Recent research from the University of Michigan has unveiled a promising method for eliminating PFAS, commonly referred to as “forever chemicals,” from contaminated water. This innovative approach harnesses intricate plasma patterns that self-organize when exposed to water, potentially enhancing the efficiency of water treatment systems.
Under specific conditions, plasma can form complex structures that increase the surface area available for interactions with water. These formations resemble stars or gears, effectively expanding the contact area and improving the decontamination process. The research team successfully captured the first images of the water surface beneath these self-organizing plasma patterns. The images revealed that the plasma exerts an electrical force on the water, distorting its surface and generating surface waves.
The study, published in Plasma Sources Science and Technology, indicates that the shape and size of these waves are influenced by factors such as the rate of gas heating and the electrical properties of water. By manipulating these elements, researchers aim to create larger plasma surfaces, enabling the treatment of greater volumes of water simultaneously.
Understanding PFAS and Its Risks
PFAS compounds have been widely used in products for their heat and stain-resistant properties, including firefighting foams and non-stick cookware. Unfortunately, the strong carbon-fluorine bonds that give PFAS these beneficial characteristics also render them highly resistant to degradation. As PFAS infiltrates groundwater and surface water, it can be absorbed by crops and animals, posing significant health risks, including increased cancer risk and endocrine disruption.
Existing water treatment methods often fall short in breaking down PFAS. The study highlights that plasma technology could be a viable alternative. The plasma used in this process is an activated gas created from regular air at atmospheric pressure, consisting of energetic electrons, ions, and other excited species. Notably, nonthermal plasmas produced through rapid high-voltage pulses do not heat the water, making them suitable for delicate environments, including biological tissues.
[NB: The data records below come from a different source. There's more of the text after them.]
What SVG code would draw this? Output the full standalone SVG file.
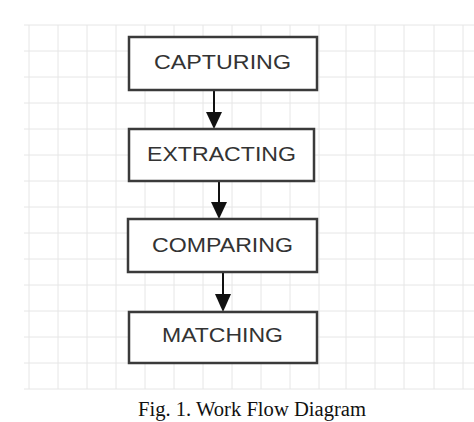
<svg xmlns="http://www.w3.org/2000/svg" width="474" height="422" viewBox="0 0 474 422">
<style>
.grid line{stroke:#e6e6e6;stroke-width:1}
.box{fill:#ffffff;stroke:#3a3a3a;stroke-width:2.5}
.lbl{font-family:"Liberation Sans",Arial,sans-serif;font-size:21px;fill:#333333;text-anchor:middle}
.edge{stroke:#111111;stroke-width:2;fill:none}
.head{fill:#111111}
.cap{font-family:"Liberation Serif","Times New Roman",serif;font-size:20px;fill:#111111}
</style>
<rect width="474" height="422" fill="#ffffff"/>
<g class="grid">
<line x1="24" y1="25" x2="474" y2="25"/>
<line x1="24" y1="51" x2="474" y2="51"/>
<line x1="24" y1="77" x2="474" y2="77"/>
<line x1="24" y1="103" x2="474" y2="103"/>
<line x1="24" y1="129" x2="474" y2="129"/>
<line x1="24" y1="155" x2="474" y2="155"/>
<line x1="24" y1="181" x2="474" y2="181"/>
<line x1="24" y1="207" x2="474" y2="207"/>
<line x1="24" y1="233" x2="474" y2="233"/>
<line x1="24" y1="259" x2="474" y2="259"/>
<line x1="24" y1="285" x2="474" y2="285"/>
<line x1="24" y1="311" x2="474" y2="311"/>
<line x1="24" y1="337" x2="474" y2="337"/>
<line x1="24" y1="363" x2="474" y2="363"/>
<line x1="24" y1="389" x2="474" y2="389"/>
<line x1="29" y1="25" x2="29" y2="389"/>
<line x1="58" y1="25" x2="58" y2="389"/>
<line x1="87" y1="25" x2="87" y2="389"/>
<line x1="116" y1="25" x2="116" y2="389"/>
<line x1="145" y1="25" x2="145" y2="389"/>
<line x1="174" y1="25" x2="174" y2="389"/>
<line x1="203" y1="25" x2="203" y2="389"/>
<line x1="232" y1="25" x2="232" y2="389"/>
<line x1="261" y1="25" x2="261" y2="389"/>
<line x1="290" y1="25" x2="290" y2="389"/>
<line x1="319" y1="25" x2="319" y2="389"/>
<line x1="346" y1="25" x2="346" y2="389"/>
<line x1="375" y1="25" x2="375" y2="389"/>
<line x1="404" y1="25" x2="404" y2="389"/>
<line x1="434" y1="25" x2="434" y2="389"/>
<line x1="463" y1="25" x2="463" y2="389"/>
</g>
<g id="connectors">
<line class="edge" x1="214" y1="90" x2="214" y2="113"/>
<path class="head" d="M206,112 L222,112 L214,129 Z"/>
<line class="edge" x1="219" y1="181" x2="219" y2="203"/>
<path class="head" d="M211,202 L227,202 L219,219 Z"/>
<line class="edge" x1="223" y1="272" x2="223" y2="295"/>
<path class="head" d="M215,294 L231,294 L223,312 Z"/>
</g>
<g id="capturing">
<rect class="box" x="129" y="37" width="188" height="53"/>
<text class="lbl" x="222.5" y="69" textLength="137" lengthAdjust="spacingAndGlyphs">CAPTURING</text>
</g>
<g id="extracting">
<rect class="box" x="129" y="129" width="185" height="52"/>
<text class="lbl" x="221.5" y="161" textLength="149" lengthAdjust="spacingAndGlyphs">EXTRACTING</text>
</g>
<g id="comparing">
<rect class="box" x="128" y="219" width="189" height="53"/>
<text class="lbl" x="222.5" y="252" textLength="141" lengthAdjust="spacingAndGlyphs">COMPARING</text>
</g>
<g id="matching">
<rect class="box" x="129" y="312" width="188" height="51"/>
<text class="lbl" x="222.5" y="342" textLength="121" lengthAdjust="spacingAndGlyphs">MATCHING</text>
</g>
<text class="cap" x="138" y="416" textLength="228" lengthAdjust="spacingAndGlyphs">Fig. 1. Work Flow Diagram</text>
</svg>
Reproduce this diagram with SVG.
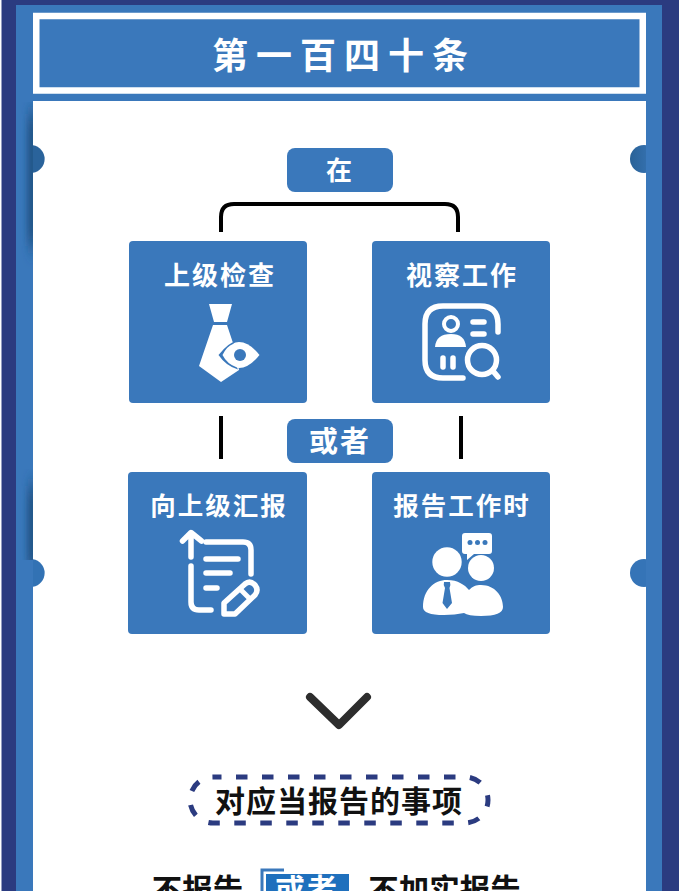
<svg xmlns="http://www.w3.org/2000/svg" width="679" height="891" viewBox="0 0 679 891">
<style>
text{font-family:"Noto Sans CJK SC","Noto Sans",sans-serif;font-weight:700;text-anchor:middle}
.w{fill:#fff}.k{fill:#111}
.box{fill:#3a78bb}
.t{font-size:26px;letter-spacing:2px;fill:#fff}
.ln{fill:none;stroke:#fff;stroke-width:5.500;stroke-linecap:round;stroke-linejoin:round}
.c{fill:none;stroke:#000;stroke-width:4}
</style>
<defs>
<linearGradient id="cl" x1="0" x2="1" y1="0" y2="0"><stop offset="0" stop-color="#245a8e"/><stop offset="1" stop-color="#2f6ba6"/></linearGradient>
<linearGradient id="cr" x1="0" x2="1" y1="0" y2="0"><stop offset="0" stop-color="#2a6297"/><stop offset="1" stop-color="#3a78bb"/></linearGradient>
<filter id="bl" x="-150%" y="-20%" width="400%" height="140%"><feGaussianBlur stdDeviation="3.500 10"/></filter>
<clipPath id="cp1"><rect x="16" y="102" width="17" height="240"/></clipPath>
<clipPath id="cp2"><rect x="16" y="440" width="17" height="120"/></clipPath>
</defs>
<rect width="679" height="891" fill="#2b3b80"/>
<rect x="0" width="1.500" height="891" fill="#fff"/>
<rect x="16" y="5" width="646" height="886" fill="#3a78bb"/>
<g clip-path="url(#cp1)"><rect x="28" y="114" width="8" height="132" fill="#1d4d7c" filter="url(#bl)"/></g>
<g clip-path="url(#cp2)"><rect x="28" y="486" width="8" height="84" fill="#1d4d7c" filter="url(#bl)"/></g>
<rect x="33" y="101" width="613" height="790" fill="#fff"/>
<path d="M33 145.200A14 14 0 0 1 33 172.800Z" fill="#2a639b"/>
<path d="M33 559.200A14 14 0 0 1 33 586.800Z" fill="#3272b4"/>
<circle cx="644" cy="159" r="14" fill="url(#cr)"/>
<circle cx="644" cy="573" r="14" fill="#3574b7"/>
<rect x="646" y="101" width="16" height="790" fill="#3a78bb"/>

<g id="title">
<rect x="36.250" y="16" width="606.500" height="74.500" fill="#3a78bb" stroke="#fff" stroke-width="6.500"/>
<text x="344" y="69" class="w" style="font-size:36px;letter-spacing:8px">第一百四十条</text>
</g>

<g id="connectors">
<path class="c" d="M221 232V217Q221 204 234 204H445Q458 204 458 217V232"/>
<path class="c" d="M221 416V459M461 416V459"/>
</g>

<g id="node-zai">
<rect class="box" x="287" y="148" width="106" height="44" rx="8"/>
<text x="340" y="180" class="t">在</text>
</g>
<g id="node-huozhe">
<rect class="box" x="287" y="419" width="106" height="44" rx="8"/>
<text x="340" y="452" class="w" style="font-size:29px;letter-spacing:2px">或者</text>
</g>

<g id="node-jiancha">
<rect class="box" x="129" y="241" width="178" height="162" rx="4"/>
<text x="220" y="285" class="t">上级检查</text>
<path class="w" d="M209 304H232L227 322H214ZM213 325H227L234 346L239 370L221 382L199 366Z"/>
<path d="M218.500 355Q239 329 259.500 355Q239 381 218.500 355Z" fill="#fff"/>
<path d="M218.500 355Q229 342 236 341.500L233 344Q227 346 222.500 355Q227 364 237 367.500L238 369.500Q226 366 218.500 355Z" fill="#3a78bb"/>
<circle cx="240" cy="355" r="6" fill="#3a78bb"/>
</g>

<g id="node-shicha">
<rect class="box" x="372" y="241" width="178" height="162" rx="4"/>
<text x="462" y="285" class="t">视察工作</text>
<path class="ln" d="M498 332V324Q498 306 480 306H443Q425 306 425 324V360Q425 378 443 378H463"/>
<circle cx="451" cy="324" r="7" fill="none" stroke="#fff" stroke-width="4"/>
<path d="M435 347Q436 334 451 334Q465 334 466 347Z" class="w"/>
<path class="ln" d="M473 322H484M473 334H484M443 358V367M453 358V367"/>
<circle cx="482" cy="360" r="14.500" class="ln"/>
<path class="ln" d="M493 371L498 377"/>
</g>

<g id="node-huibao">
<rect class="box" x="128" y="472" width="179" height="162" rx="4"/>
<text x="219" y="515" class="t" style="font-size:25.500px">向上级汇报</text>
<path class="ln" d="M191 557V533M182.500 541L191 532.500L201.500 541"/>
<path class="ln" d="M206 542H243Q251 542 251 550V574M191 566V602Q191 610 199 610H211"/>
<path class="ln" d="M206 559H238M206 573H230M206 588H217"/>
<path d="M224 603L245 584Q250 580 255 585Q259 590 255 595L235 614H224Z" fill="none" stroke="#fff" stroke-width="5.500" stroke-linejoin="round"/>
<path d="M240 589L250 599" stroke="#fff" stroke-width="5"/>
</g>

<g id="node-shi">
<rect class="box" x="372" y="472" width="178" height="162" rx="4"/>
<text x="462" y="515" class="t" style="font-size:25.500px">报告工作时</text>
<path class="w" d="M465 533H489Q492 533 492 536V551Q492 554 489 554H474L467 560V554H465Q462 554 462 551V536Q462 533 465 533Z"/>
<circle cx="470" cy="542.500" r="2.500" fill="#3a78bb"/><circle cx="477.500" cy="542.500" r="2.500" fill="#3a78bb"/><circle cx="485" cy="542.500" r="2.500" fill="#3a78bb"/>
<circle cx="447" cy="562" r="14.700" class="w"/>
<circle cx="481" cy="568" r="13" class="w"/>
<path class="w" d="M423 607C423 590 434 580 447 580C458 580 465 585 469 590C473 586 476 585 481 585C495 585 503 596 503 607Q503 616 481 616Q468 616 464 613Q455 615 444 615Q423 615 423 607Z"/>
<path d="M444 582H450Q451 585 449.500 588L452 603L447 609L442.500 603L445 588Q443 585 444 582Z" fill="#3a78bb"/>
</g>

<path id="chevron" d="M310 697L339 725L367 697" fill="none" stroke="#2d2d2d" stroke-width="8" stroke-linecap="round" stroke-linejoin="round"/>

<g id="node-shixiang">
<rect x="190" y="777" width="298" height="46" rx="23" fill="#fff" stroke="#2b3b80" stroke-width="5" stroke-dasharray="11.500 14.500" stroke-dashoffset="3"/>
<text x="339" y="812" class="k" style="font-size:30px;letter-spacing:1px">对应当报告的事项</text>
</g>

<g id="bottom">
<text x="197.500" y="901" class="k" style="font-size:30.500px">不报告</text>
<path d="M262 891V870H284" fill="none" stroke="#3a78bb" stroke-width="3"/>
<rect x="266" y="874" width="83" height="17" fill="#1f70bd"/>
<text x="307" y="900" class="w" style="font-size:30px;letter-spacing:2px">或者</text>
<text x="444.500" y="901" class="k" style="font-size:30.500px">不加实报告</text>
</g>
</svg>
John Foster, a professor of nuclear engineering and radiological sciences at the university and senior author of the study, emphasized the effectiveness of cold plasma in eliminating various contaminants. “Laboratory demonstrations show cold plasma can get rid of a lot of contaminants in water, removing them almost completely. It opens up a new opportunity to treat these legacy chemicals,” Foster stated.
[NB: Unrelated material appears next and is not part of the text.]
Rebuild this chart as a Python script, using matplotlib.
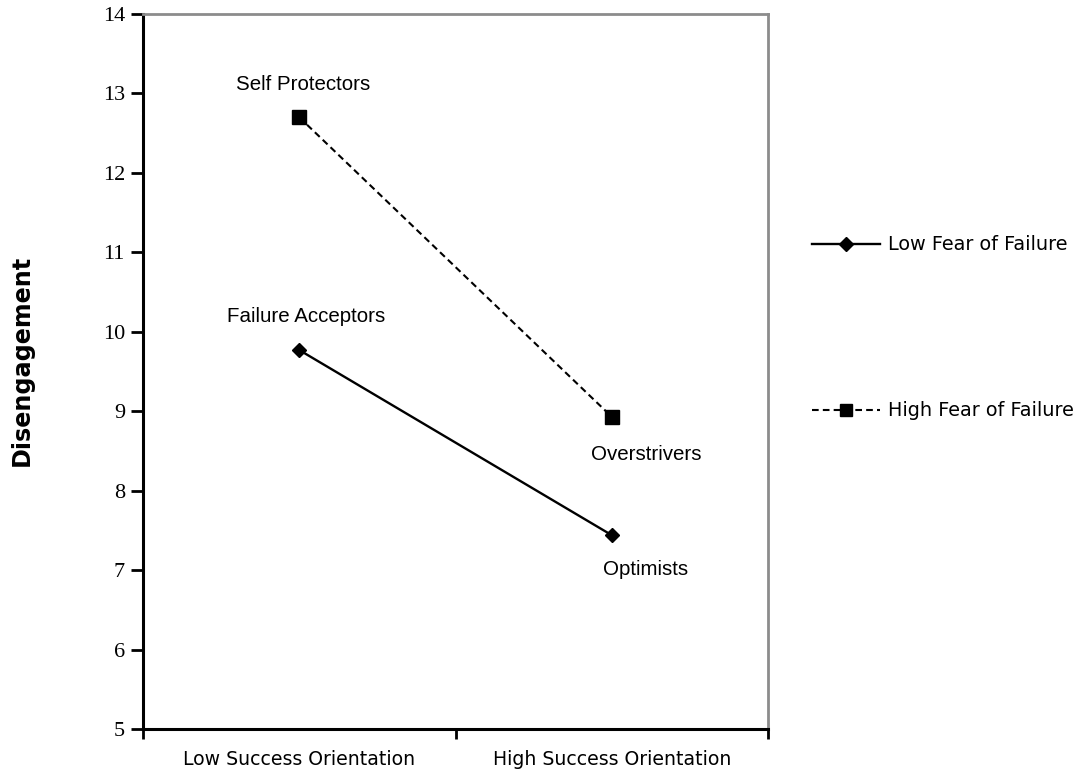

Advances in Plasma Technology
The unique behavior of plasma creates what researchers describe as “entropy-reversing patterns.” Unlike typical dissipative waves, these patterns become increasingly complex as they spread, resulting in a larger contact area with the water. Foster explained, “These processes are governed by non-equilibrium thermodynamics, allowing for self-organization that enhances the treatment capability.”
The research team used a specialized high-speed camera setup to study the plasma-water interactions occurring over mere microseconds. By synchronizing the camera with plasma jet pulses, they captured how the plasma deforms the water surface, confirming that the plasma pattern drives the water’s surface waves.
Zimu Yang, a doctoral graduate and first author of the study, noted a moment of inspiration that led to the discovery of the textured water surface beneath the plasma. “The deformed liquid surface had always been there, but I suddenly realized while looking at the liquid surface at a certain angle,” Yang remarked.
The implications of this research are significant. By controlling the patterns and scaling the technology, plasma methods could be integrated into existing water treatment facilities to efficiently eliminate contaminants like PFAS on a larger scale.
In summary, the findings from the University of Michigan present an exciting development in the fight against PFAS contamination. As researchers continue to refine this technology, it holds the potential to revolutionize water treatment processes and safeguard public health against the dangers posed by these persistent chemicals.